Exercise >> Filter the lines below, copying only those with the string "Recreate".

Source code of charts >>
/---

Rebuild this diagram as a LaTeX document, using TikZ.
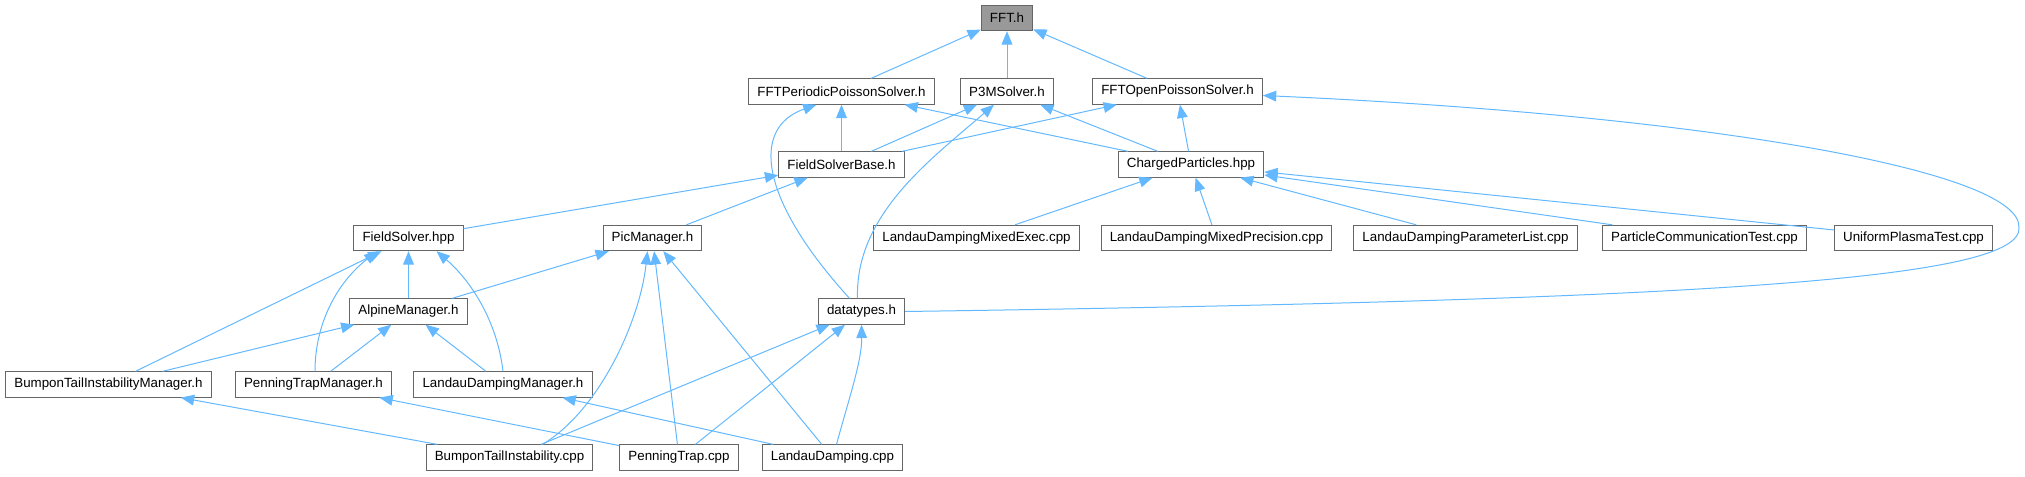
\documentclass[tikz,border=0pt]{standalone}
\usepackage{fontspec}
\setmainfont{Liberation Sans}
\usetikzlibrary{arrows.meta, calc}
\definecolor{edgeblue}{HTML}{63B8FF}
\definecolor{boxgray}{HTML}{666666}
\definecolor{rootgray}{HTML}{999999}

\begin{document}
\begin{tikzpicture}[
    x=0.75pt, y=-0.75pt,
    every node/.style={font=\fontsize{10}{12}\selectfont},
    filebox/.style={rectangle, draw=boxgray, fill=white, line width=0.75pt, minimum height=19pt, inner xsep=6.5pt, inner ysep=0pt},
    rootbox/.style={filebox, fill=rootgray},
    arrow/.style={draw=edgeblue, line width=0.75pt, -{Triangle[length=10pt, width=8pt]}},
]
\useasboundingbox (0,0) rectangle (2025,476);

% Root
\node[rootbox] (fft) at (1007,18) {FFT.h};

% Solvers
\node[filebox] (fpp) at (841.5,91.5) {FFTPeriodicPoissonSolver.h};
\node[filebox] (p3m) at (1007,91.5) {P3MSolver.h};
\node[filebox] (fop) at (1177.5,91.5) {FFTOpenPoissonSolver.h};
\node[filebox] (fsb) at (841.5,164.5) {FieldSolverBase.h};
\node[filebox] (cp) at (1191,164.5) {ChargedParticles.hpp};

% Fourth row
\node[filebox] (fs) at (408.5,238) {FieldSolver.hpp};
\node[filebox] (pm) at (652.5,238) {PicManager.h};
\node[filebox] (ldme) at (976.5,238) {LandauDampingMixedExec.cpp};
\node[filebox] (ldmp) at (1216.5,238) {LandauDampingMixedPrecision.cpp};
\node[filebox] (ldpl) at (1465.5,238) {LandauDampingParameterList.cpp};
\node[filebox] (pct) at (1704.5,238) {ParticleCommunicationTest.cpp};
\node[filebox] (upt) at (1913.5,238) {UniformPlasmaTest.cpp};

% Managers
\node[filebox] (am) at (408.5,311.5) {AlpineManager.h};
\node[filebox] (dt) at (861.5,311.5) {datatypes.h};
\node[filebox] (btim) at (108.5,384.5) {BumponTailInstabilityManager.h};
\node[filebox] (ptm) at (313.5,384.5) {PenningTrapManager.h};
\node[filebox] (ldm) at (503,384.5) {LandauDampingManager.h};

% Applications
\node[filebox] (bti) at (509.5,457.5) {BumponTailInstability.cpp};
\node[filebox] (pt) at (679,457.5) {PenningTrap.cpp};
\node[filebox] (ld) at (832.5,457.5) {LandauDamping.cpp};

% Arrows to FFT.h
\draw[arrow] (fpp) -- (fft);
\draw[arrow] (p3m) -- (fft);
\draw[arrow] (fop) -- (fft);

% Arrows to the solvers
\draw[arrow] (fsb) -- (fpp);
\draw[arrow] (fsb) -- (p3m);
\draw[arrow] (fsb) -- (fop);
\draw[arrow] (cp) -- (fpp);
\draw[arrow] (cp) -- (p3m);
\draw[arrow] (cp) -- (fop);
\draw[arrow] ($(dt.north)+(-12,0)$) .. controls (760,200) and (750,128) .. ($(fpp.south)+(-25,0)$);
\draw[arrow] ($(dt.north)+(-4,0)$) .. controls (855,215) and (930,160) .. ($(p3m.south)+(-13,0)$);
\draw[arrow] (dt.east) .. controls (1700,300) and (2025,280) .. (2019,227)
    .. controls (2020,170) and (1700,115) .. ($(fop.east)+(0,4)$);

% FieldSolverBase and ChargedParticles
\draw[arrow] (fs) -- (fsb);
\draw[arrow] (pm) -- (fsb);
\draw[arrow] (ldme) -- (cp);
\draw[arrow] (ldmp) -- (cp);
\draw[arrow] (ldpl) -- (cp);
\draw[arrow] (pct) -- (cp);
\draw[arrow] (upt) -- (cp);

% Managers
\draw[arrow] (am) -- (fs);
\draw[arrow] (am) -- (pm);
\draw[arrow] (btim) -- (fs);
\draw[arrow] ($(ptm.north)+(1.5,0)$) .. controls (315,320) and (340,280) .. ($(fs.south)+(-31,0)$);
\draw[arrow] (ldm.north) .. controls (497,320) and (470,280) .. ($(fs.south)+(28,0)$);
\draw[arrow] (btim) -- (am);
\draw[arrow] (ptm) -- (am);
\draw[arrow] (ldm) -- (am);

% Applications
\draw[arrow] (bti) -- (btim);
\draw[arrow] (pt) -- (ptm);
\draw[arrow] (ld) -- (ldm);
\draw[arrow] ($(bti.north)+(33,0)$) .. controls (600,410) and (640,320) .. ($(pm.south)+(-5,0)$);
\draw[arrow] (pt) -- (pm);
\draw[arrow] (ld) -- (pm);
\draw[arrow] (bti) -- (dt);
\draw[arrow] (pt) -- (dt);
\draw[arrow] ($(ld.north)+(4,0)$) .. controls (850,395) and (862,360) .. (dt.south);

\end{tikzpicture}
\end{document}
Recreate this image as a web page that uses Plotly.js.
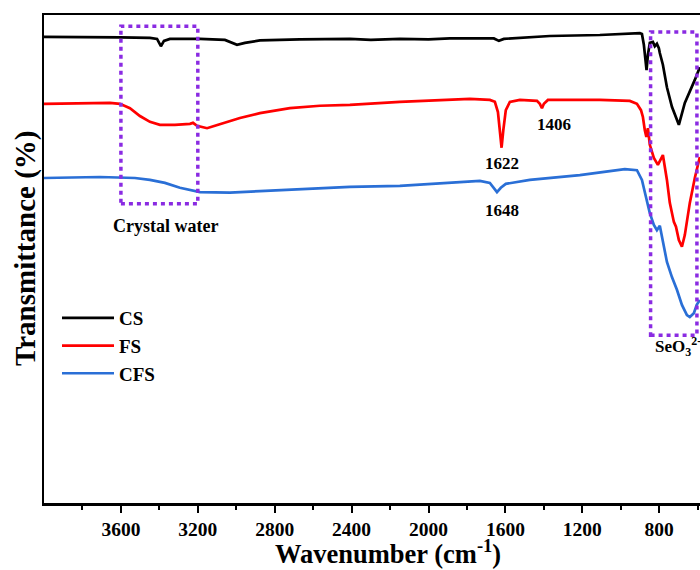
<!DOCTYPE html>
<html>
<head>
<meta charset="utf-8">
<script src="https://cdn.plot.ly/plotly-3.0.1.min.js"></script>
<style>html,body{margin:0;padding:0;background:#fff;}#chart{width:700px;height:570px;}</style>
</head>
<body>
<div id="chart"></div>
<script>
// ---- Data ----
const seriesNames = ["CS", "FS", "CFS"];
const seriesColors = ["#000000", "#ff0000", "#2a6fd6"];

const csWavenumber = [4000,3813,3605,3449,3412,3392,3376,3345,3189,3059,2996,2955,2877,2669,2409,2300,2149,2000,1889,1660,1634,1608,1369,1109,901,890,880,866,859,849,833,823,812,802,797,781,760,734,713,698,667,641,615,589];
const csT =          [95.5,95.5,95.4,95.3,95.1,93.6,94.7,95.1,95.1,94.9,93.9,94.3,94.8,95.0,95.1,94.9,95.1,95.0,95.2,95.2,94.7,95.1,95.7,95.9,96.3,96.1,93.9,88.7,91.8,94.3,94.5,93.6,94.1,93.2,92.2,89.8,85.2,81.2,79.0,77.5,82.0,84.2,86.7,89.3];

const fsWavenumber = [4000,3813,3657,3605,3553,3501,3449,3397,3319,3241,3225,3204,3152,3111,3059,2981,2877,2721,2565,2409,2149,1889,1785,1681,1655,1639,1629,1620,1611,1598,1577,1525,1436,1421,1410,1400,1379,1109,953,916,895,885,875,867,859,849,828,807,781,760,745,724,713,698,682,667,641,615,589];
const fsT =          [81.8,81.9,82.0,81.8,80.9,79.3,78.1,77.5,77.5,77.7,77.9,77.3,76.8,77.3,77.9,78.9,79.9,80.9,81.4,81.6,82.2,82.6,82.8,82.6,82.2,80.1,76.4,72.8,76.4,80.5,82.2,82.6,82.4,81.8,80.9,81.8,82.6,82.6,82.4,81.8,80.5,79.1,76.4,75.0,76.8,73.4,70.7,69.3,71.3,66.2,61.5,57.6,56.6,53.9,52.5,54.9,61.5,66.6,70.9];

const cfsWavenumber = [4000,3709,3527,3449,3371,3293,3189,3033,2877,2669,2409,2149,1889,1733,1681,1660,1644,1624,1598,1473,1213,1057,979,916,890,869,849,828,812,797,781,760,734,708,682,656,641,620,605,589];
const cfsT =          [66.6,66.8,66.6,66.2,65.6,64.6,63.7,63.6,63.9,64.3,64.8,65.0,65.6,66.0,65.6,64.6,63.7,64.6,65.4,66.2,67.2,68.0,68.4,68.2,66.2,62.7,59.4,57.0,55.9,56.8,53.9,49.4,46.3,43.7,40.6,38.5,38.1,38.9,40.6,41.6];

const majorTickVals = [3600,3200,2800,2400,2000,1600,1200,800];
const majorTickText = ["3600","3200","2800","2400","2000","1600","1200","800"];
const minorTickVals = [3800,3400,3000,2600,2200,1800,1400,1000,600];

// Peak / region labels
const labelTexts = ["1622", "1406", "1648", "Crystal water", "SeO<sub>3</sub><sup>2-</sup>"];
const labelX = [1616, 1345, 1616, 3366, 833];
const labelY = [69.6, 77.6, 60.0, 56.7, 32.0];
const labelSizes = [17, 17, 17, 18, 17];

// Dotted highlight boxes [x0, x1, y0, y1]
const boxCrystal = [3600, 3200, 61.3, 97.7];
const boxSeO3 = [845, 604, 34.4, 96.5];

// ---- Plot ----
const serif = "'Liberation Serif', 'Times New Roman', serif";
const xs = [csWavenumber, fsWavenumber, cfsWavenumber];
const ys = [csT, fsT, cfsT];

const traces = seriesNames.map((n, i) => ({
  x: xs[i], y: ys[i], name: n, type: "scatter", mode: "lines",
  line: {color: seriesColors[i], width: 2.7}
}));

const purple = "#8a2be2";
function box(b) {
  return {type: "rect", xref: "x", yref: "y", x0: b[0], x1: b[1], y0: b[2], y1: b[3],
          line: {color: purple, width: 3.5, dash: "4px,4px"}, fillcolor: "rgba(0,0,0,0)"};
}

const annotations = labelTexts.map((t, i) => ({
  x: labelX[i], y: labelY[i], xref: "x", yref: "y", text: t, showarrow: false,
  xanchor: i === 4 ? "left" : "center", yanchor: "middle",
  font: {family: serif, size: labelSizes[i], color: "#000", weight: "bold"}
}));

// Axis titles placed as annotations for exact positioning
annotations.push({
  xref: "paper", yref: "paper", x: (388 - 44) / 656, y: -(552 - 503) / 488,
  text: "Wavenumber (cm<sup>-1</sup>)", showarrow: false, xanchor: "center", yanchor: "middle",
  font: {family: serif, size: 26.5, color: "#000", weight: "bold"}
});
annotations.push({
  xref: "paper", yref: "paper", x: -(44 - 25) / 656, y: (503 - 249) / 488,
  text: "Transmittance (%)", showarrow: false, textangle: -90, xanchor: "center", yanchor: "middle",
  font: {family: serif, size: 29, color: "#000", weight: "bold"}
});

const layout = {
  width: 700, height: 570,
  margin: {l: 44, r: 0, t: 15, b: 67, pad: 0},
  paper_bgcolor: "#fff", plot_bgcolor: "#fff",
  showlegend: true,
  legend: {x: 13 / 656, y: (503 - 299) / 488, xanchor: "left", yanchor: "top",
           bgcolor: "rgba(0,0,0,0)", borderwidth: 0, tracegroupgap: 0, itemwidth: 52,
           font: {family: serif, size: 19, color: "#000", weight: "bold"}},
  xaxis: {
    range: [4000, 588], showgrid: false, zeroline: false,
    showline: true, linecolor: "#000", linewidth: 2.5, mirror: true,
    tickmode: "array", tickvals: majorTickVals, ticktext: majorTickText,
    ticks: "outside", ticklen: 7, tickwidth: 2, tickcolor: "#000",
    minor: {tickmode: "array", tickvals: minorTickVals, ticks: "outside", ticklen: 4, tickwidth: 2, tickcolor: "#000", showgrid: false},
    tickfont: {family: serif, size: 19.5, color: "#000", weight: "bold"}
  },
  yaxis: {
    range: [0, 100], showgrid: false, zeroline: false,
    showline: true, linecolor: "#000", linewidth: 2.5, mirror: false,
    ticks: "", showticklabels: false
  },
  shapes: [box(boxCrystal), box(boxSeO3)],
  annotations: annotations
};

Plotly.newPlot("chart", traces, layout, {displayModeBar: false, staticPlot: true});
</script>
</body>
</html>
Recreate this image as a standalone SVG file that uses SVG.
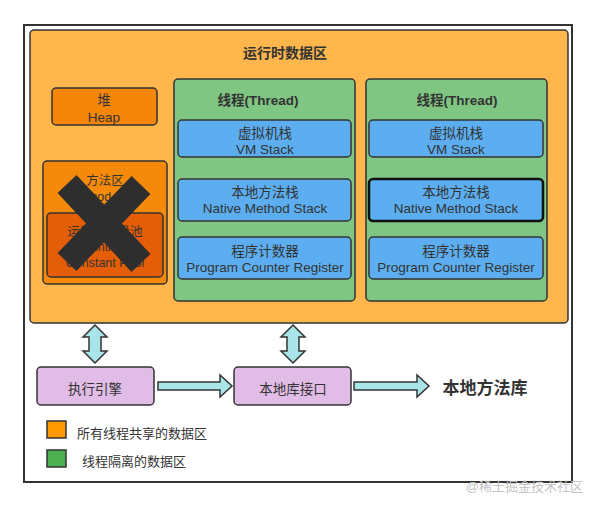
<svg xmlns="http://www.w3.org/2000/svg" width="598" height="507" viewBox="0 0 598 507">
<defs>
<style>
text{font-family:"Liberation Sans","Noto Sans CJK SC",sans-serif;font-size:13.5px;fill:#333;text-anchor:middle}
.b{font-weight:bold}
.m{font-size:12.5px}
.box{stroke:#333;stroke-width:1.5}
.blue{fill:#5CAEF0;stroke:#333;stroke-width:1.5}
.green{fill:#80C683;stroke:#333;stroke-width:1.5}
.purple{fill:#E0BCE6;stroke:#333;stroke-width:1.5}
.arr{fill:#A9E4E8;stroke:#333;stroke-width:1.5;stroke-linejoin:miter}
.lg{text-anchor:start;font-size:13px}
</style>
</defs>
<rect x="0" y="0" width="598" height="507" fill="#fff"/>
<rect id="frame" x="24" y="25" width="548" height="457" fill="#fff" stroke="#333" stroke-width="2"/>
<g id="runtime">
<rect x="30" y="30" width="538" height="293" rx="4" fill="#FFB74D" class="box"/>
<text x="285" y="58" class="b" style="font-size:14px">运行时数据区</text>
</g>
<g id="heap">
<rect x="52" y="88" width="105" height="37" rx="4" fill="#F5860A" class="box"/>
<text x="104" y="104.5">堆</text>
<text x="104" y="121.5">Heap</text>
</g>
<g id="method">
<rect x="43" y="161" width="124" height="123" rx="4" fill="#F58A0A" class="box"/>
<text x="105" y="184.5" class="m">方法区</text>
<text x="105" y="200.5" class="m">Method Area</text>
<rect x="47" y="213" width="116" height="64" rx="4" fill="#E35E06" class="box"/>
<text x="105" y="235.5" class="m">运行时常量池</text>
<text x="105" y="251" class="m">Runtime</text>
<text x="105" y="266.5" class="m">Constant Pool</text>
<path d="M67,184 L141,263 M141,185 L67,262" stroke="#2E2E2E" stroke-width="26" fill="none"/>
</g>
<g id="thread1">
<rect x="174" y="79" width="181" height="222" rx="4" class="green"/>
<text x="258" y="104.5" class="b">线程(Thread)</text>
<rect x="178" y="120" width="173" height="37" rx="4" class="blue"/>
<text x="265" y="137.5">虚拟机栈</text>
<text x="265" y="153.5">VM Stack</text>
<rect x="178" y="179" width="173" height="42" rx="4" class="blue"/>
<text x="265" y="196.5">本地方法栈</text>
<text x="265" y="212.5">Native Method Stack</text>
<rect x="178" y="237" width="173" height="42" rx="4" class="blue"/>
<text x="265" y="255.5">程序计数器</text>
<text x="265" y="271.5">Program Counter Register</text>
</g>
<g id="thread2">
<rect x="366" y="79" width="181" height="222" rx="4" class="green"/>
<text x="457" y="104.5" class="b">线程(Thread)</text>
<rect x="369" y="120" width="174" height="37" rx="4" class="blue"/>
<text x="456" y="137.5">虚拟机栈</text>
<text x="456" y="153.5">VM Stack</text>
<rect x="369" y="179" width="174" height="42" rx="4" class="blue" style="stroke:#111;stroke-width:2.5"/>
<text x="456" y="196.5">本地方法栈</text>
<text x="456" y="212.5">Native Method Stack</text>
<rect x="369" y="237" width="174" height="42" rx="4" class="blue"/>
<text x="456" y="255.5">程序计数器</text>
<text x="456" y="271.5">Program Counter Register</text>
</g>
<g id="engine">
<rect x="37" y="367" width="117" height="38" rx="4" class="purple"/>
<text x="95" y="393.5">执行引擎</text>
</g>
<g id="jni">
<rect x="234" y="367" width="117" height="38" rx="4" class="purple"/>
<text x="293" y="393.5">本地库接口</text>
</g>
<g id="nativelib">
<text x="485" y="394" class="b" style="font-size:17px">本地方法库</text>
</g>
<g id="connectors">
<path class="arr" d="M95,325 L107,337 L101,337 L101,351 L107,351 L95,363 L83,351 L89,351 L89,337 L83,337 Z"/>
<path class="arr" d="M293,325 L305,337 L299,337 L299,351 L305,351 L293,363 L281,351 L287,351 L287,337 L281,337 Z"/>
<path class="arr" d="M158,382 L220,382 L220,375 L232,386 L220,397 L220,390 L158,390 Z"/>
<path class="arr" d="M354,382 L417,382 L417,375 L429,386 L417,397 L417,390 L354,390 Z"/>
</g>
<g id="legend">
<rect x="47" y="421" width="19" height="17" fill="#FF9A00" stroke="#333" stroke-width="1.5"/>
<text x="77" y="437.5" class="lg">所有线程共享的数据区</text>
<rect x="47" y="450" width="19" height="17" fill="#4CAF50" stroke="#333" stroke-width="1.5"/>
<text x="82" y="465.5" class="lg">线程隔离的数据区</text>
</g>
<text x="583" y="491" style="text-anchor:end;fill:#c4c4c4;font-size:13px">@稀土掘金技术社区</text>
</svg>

\---

Output for this exercise >>
Recreate this image as a web page that uses Plotly.js.
Recreate this image as a standalone SVG file that uses SVG.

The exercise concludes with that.